ゆっくりと志衣を引き上げる。志衣の病院服は真っ赤に染まっていて、見るからに痛そうだ。点滴等の針を抜いたせいで機械がピーピーと鳴っているから、今に看護師辺りがくるだろう。その時に手当してもらおうと、頭の片隅で冷静な自分がいた。
部屋に志衣を入れ、他に怪我がないか確認したするが、特に何もなくて一つ息を吐き出した。それに反応してか志衣がゆっくり話し出す。

「に、に」

「……何、志衣」

冷静だとしても、自分から身を投げる行為を許す事は出来なくて。志衣が死にたがってることは何となく察していたとしても許せなかった。だけど、怒るつもりもない、志衣は死にたいくらい生きづらいのだから。怒ってるつもりはなかったが、俺の声のトーンが何時もより低いことに気づいた志衣は震えだした。

「あ、ごめん。ごめんね、志衣。怖がらせるつもりはないんだ、ごめんね」

腕の傷が痛まないように優しく抱きしめれば、ゆっくりと震えは小さくなった。少し安心、少し罪悪感。

「にぃ、に………汚くな、ちゃ、う」

そう志衣が言うと、俺の胸を弱い力で押してきた。汚くなる?血のことか?。
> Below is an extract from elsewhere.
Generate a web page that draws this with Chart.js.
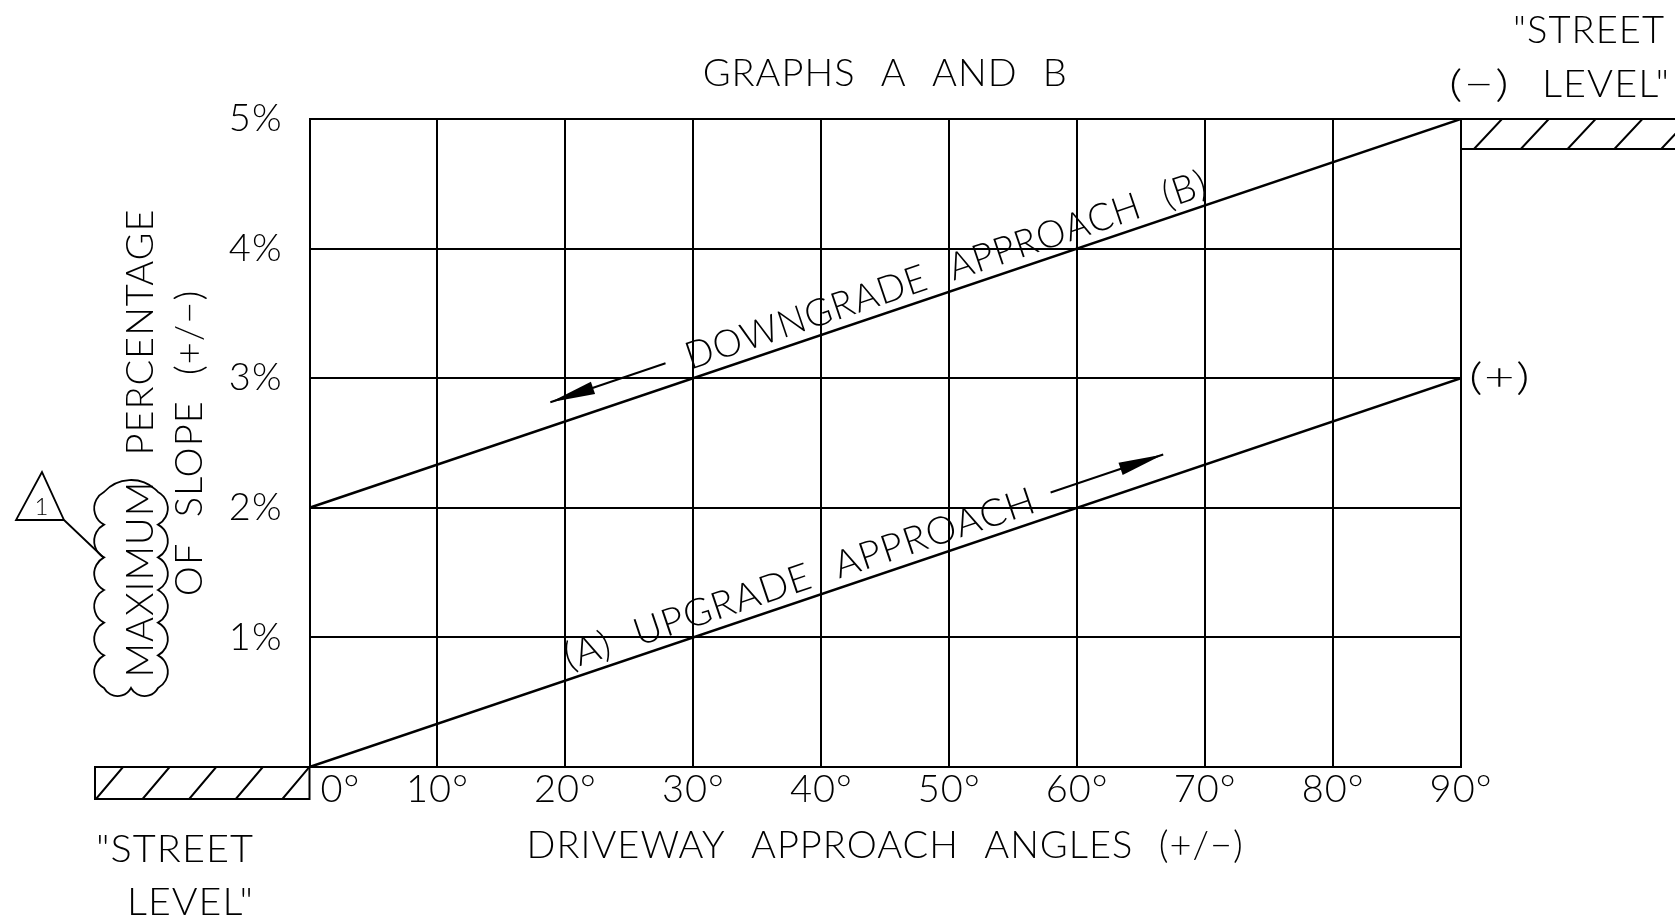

血なら気にしないでと言っても志衣は首を横に振りながら、俺の胸を押して離れようとする。

「ぼく、きた、ないか、ら……にぃに、汚く、したくな、い」

志衣の言葉で漸く意味が分かった。
そして、さも当たり前のように言う志衣が悲しかった。

「……志衣は汚くないよ」

初めて会った時も志衣は汚い、悪い子って言い続けてたことを思い出した。あの時も否定したが、彼の意思は変わらないらしい。それだけ、言い聞かせられてきたってこと。何度も何度も。認めるしかないくらいに何度も言われてきたこと。

「志衣、聞いて」

「……っん」

涙をぽろぽろ零す彼が汚いと誰が思うんだろう。
笑うときっともっと綺麗に決まってる。

「俺は志衣が綺麗でいい子だと思ってる」

「ちが、う」

「違わないよ。志衣は汚くも悪い子でもない。今回自分から落ちた事は悪いことだけど、本当に自分から落ちたかったの?」

志衣は目をはっと見開いた。大きな目には沢山の涙を浮かべていた。そして、小さく

「お、父さんが、やりな、さ、いって」

「そっか、父さんが…。志衣、父さんは志衣がそういうことやるのを望んでるかもしれない」

志衣は小さく息を飲んだ。俺は今冷たいことを言ってるのは分かってる。志衣が生きてた父さんに何度そういうことを強要されてたのかは知らない。でも、幻覚になってまで彼にそれを望んでいるとするなら、生前はもっと酷かったのは予想がついてる。だとしても、俺は志衣に言わなきゃならない。

「父さんは志衣のこと悪い子って言っていたかもしれない。何度も何度も言われたかもしれない。だとしてもね、志衣。俺は志衣がいい子だと思うよ。父さんみたいに何度も何度も言い続けるよ、志衣はいい子って。そしてね、俺は志衣と沢山の明日がみたい。一緒に笑って泣いて、明日も一緒に過ごそうって約束して。そんなことを俺は志衣としたい」

「………あ、した」

「そう、明日。一緒に寝て、朝を見て、ご飯を食べて、遊んで、星を見て、ご飯食べて、また寝て、そして朝を迎えたい。全部一緒に共有していきたい」

「……ぼく、そんな…け、んりな、い」

嗚咽を必死に我慢しながら喋る志衣。あるよって言ったところで志衣は否定をする。なら俺が与える。志衣が普通に過ごせる権利を。

「俺が志衣にあげる。明日をあげる。だから、俺と一緒に生きて」

抱きしめて、冷たい体温に俺の体温をあげよう。志衣が少しでも温かくなるように。

「に、ぃに」

「何、志衣」

「しな、せ、て」

泣きながら言う志衣を俺は離さない。押してた手が、いつの間にか俺の服を弱く握るこの手を俺は離さない。

「生きて、志衣」

生きようとしてるのは分かってる。地獄のような環境で必死に生きてたのを知っているから。

「ひっ、ん、あっ…」

「一緒に生きて、志衣」

もう独りで明日を迎えさせない。